There are always so many stories on these nights; however, two stood out that expose the possibilities. Cassie Seguin started stopping rubber when her dad felt she was old enough to shoot at. Like all girls, she dreams of playing for Canada’s Olympic team and if the commitment shown already in her young life is an indication, Cassie’s a lock. Cassie won the Joe Assaly Trophy as the area’s top junior athlete. Already a member of the Stormont Hall of Fame, at 21, she has represented Canada twice and this fall will attend Princeton University where her talents on the ice and in the classroom will serve the Tigers well. Cassie had tears in her eyes when the magnitude of the night hit her afterward. Her name will adorn the same trophy her father Steve won back in 1984. “I knew Dad had won it before, but to see our names together is special,” Cassie said.

Speaking of special, the winner of the Jacques Richard trophy was Boxer Tony Luis.

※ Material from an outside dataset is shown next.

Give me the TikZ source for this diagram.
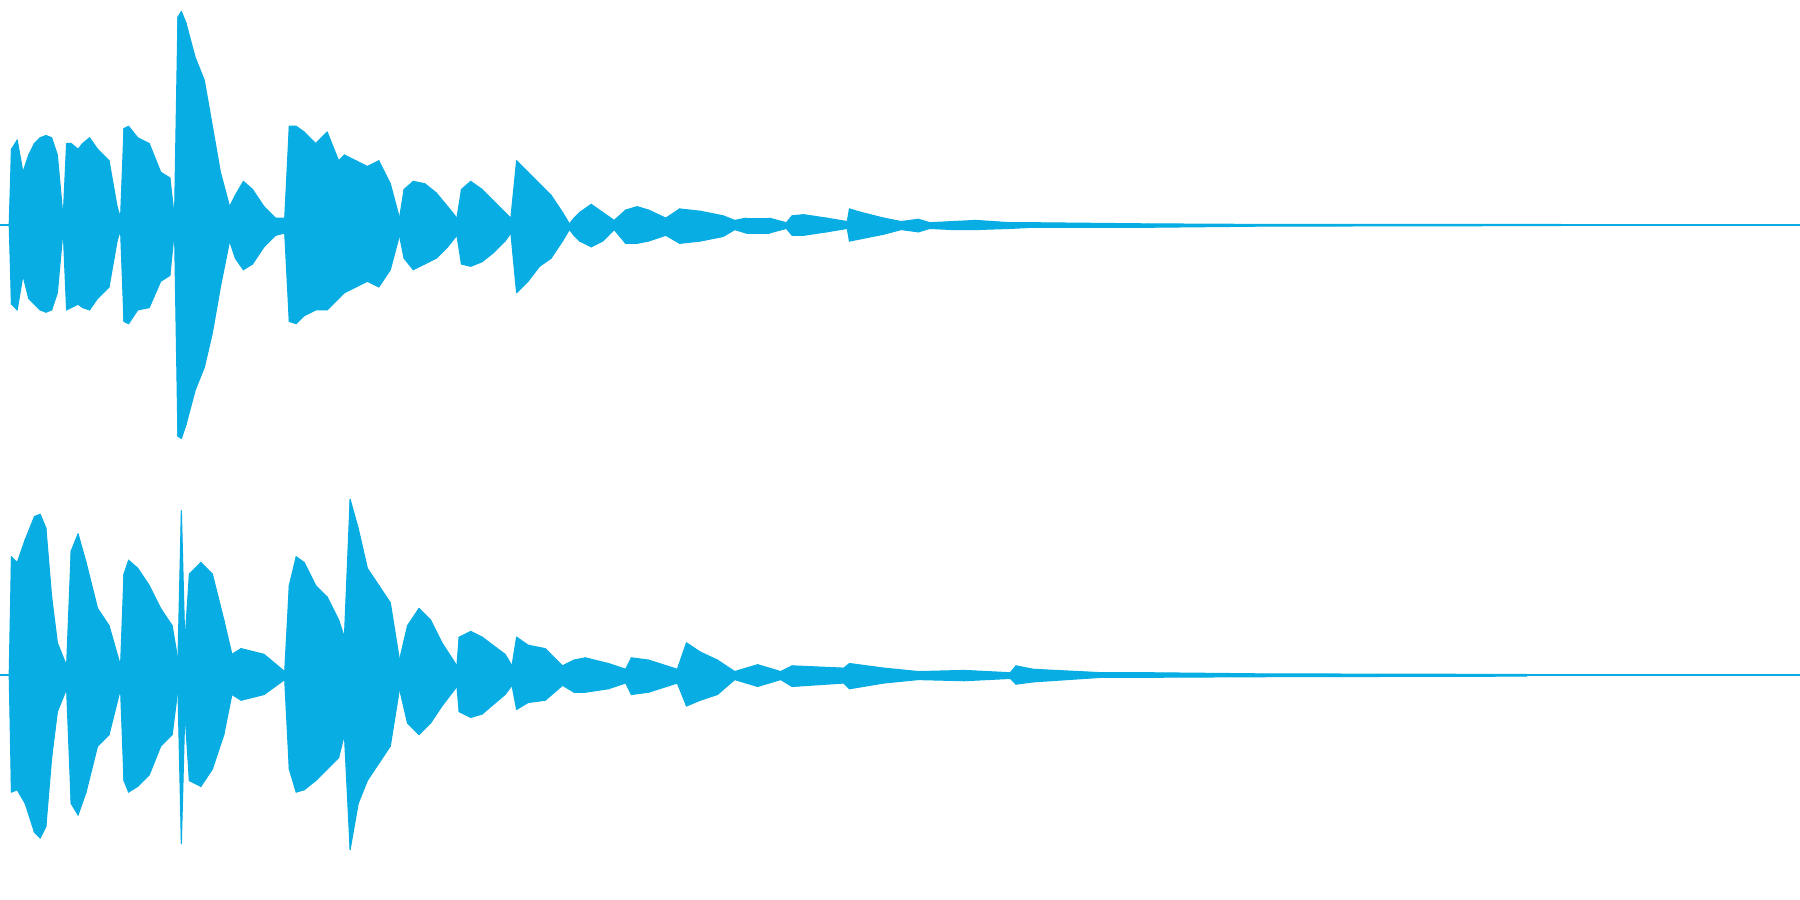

Luis amateur record, while representing Ontario, was 75–29. Since turning pro he is 5–0. How fitting it was to learn that the diminutive athlete was awarded this honour. Tony is a champion and has persevered through some difficult times of late. Yet, his passion for the “sweet science” makes Tony one of those guys whom you cheer for even if you don’t follow his sport. Tony is a study in dedication. His drive comes from his father Jorge who would be one of the best or most fanatical hockey dads alive. Tony is first to point out that his father pushes and many times he thought of walking away, yet there was always something, and looking at Jorge’s eyes when Tony’s name was announced proved that the bond between father and son runs deep here. They have supported each other, been there for each other, and Tony’s Jacques Richard-winning acceptance speech showed the maturity of a kid with a goal, a kid with a passion, a young man who has the love and support of family who is enduring the tough lessons of life. Tony Luis a deserving winner if there ever was one.